_DATA SUPPLIED:_
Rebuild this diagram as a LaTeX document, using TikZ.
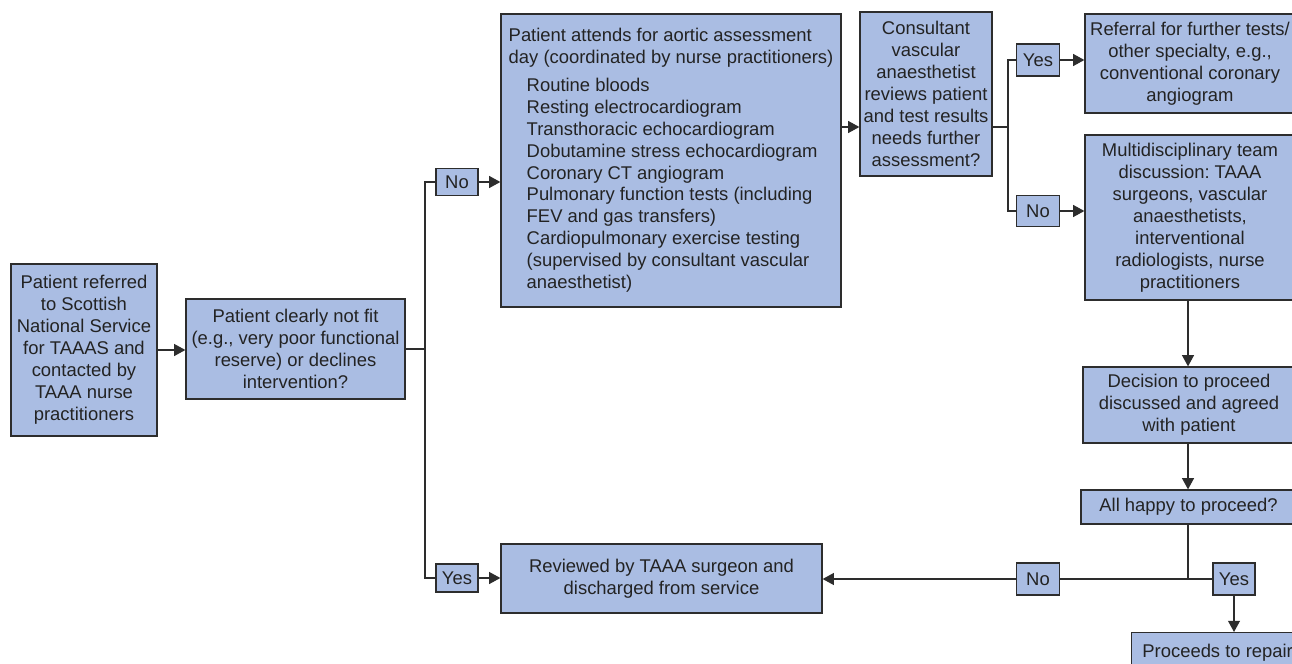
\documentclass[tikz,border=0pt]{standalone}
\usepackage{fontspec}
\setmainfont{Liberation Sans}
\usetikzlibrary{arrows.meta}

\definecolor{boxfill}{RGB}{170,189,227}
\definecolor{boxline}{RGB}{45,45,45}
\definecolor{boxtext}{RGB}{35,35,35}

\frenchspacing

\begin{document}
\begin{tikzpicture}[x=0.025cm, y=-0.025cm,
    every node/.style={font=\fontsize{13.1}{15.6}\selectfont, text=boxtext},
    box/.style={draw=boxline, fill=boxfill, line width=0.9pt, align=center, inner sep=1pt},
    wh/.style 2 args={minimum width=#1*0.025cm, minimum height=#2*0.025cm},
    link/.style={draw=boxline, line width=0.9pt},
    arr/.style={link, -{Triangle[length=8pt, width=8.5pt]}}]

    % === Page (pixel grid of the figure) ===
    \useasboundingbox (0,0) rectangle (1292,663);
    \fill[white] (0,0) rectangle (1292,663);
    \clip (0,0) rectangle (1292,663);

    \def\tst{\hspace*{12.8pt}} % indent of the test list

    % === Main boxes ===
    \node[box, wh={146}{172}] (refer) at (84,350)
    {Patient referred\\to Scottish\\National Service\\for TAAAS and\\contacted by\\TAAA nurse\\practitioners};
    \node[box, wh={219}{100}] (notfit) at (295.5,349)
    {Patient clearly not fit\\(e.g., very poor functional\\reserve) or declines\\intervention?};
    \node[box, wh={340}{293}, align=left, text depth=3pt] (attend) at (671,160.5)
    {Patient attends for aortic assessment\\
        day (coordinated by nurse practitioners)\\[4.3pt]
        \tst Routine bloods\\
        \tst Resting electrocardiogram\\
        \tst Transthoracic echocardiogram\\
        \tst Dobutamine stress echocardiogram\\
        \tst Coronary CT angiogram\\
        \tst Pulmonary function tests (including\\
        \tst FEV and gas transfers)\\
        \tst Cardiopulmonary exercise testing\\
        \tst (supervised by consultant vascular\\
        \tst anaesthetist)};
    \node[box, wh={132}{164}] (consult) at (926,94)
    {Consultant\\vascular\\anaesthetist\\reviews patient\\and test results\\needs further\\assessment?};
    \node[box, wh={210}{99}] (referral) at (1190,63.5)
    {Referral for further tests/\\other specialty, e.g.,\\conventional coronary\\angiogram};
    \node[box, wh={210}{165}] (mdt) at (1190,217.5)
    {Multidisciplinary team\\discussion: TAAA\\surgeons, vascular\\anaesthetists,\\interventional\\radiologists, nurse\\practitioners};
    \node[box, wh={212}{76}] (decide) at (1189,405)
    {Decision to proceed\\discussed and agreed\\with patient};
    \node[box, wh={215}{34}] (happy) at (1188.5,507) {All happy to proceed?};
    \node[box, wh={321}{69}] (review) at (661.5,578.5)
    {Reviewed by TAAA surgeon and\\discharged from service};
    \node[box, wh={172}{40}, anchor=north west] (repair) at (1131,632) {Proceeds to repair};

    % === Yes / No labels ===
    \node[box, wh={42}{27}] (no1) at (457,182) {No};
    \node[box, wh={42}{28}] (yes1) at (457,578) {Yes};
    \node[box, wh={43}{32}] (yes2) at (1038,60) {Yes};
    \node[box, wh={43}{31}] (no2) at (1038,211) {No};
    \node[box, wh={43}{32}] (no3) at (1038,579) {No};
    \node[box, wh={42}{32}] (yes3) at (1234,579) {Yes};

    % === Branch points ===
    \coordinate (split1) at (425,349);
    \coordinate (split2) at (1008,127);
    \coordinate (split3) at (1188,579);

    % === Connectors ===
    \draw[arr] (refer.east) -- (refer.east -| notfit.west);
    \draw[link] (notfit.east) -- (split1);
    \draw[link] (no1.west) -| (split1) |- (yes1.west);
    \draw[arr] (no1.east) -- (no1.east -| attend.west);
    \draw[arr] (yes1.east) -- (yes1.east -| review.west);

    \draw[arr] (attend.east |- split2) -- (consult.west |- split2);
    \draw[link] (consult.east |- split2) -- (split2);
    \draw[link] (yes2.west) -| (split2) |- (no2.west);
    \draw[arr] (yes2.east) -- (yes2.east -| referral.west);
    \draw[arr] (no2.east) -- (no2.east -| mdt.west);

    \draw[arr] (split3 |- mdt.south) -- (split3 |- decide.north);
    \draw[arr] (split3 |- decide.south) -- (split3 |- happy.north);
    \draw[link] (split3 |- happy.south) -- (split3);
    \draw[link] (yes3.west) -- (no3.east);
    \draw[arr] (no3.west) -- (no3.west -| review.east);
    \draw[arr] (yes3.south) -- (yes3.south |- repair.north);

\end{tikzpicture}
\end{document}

--

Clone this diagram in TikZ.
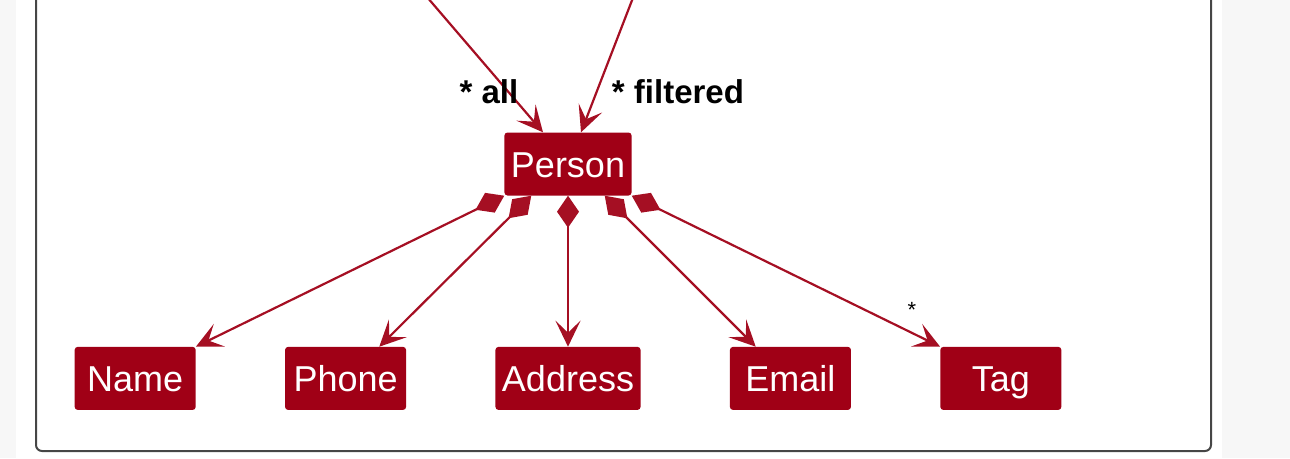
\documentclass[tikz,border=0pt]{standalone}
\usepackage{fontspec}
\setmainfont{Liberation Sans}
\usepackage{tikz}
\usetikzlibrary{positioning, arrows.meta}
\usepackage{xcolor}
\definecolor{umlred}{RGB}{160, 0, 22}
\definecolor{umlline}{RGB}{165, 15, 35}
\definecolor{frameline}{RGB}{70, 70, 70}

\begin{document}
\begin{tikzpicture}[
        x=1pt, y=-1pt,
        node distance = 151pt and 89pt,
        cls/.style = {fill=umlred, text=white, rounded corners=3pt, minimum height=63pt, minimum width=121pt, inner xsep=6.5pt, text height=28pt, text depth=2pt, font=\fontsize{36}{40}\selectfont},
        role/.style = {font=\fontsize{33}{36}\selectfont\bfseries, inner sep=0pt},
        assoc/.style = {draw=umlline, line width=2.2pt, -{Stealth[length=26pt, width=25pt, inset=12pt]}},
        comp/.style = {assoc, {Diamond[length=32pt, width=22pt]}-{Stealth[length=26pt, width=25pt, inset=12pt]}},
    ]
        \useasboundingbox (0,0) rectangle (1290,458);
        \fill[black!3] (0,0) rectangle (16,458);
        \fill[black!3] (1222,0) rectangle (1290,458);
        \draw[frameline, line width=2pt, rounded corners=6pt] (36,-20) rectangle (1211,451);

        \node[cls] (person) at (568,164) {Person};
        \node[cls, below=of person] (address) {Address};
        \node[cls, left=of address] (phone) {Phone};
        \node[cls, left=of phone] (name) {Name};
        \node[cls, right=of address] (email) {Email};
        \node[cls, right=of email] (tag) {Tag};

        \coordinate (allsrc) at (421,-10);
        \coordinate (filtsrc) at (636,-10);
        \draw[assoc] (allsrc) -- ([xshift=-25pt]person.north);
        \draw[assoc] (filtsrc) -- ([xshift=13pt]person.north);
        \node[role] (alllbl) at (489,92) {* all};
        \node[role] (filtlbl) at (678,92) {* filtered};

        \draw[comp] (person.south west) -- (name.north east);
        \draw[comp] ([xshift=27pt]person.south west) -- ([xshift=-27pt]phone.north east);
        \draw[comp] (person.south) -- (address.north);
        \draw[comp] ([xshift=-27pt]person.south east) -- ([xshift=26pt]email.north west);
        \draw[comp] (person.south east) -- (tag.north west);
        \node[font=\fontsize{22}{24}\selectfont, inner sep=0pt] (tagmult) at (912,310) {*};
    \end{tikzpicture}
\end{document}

_BRIEF:_
Beginning at the line above that contains "Rebuild this diagram", repeat each line exactly through the one that contains "the test list", and leave out the pictures.

_TASK SOLUTION:_
Rebuild this diagram as a LaTeX document, using TikZ.
\documentclass[tikz,border=0pt]{standalone}
\usepackage{fontspec}
\setmainfont{Liberation Sans}
\usetikzlibrary{arrows.meta}

\definecolor{boxfill}{RGB}{170,189,227}
\definecolor{boxline}{RGB}{45,45,45}
\definecolor{boxtext}{RGB}{35,35,35}

\frenchspacing

\begin{document}
\begin{tikzpicture}[x=0.025cm, y=-0.025cm,
    every node/.style={font=\fontsize{13.1}{15.6}\selectfont, text=boxtext},
    box/.style={draw=boxline, fill=boxfill, line width=0.9pt, align=center, inner sep=1pt},
    wh/.style 2 args={minimum width=#1*0.025cm, minimum height=#2*0.025cm},
    link/.style={draw=boxline, line width=0.9pt},
    arr/.style={link, -{Triangle[length=8pt, width=8.5pt]}}]

    % === Page (pixel grid of the figure) ===
    \useasboundingbox (0,0) rectangle (1292,663);
    \fill[white] (0,0) rectangle (1292,663);
    \clip (0,0) rectangle (1292,663);

    \def\tst{\hspace*{12.8pt}} % indent of the test list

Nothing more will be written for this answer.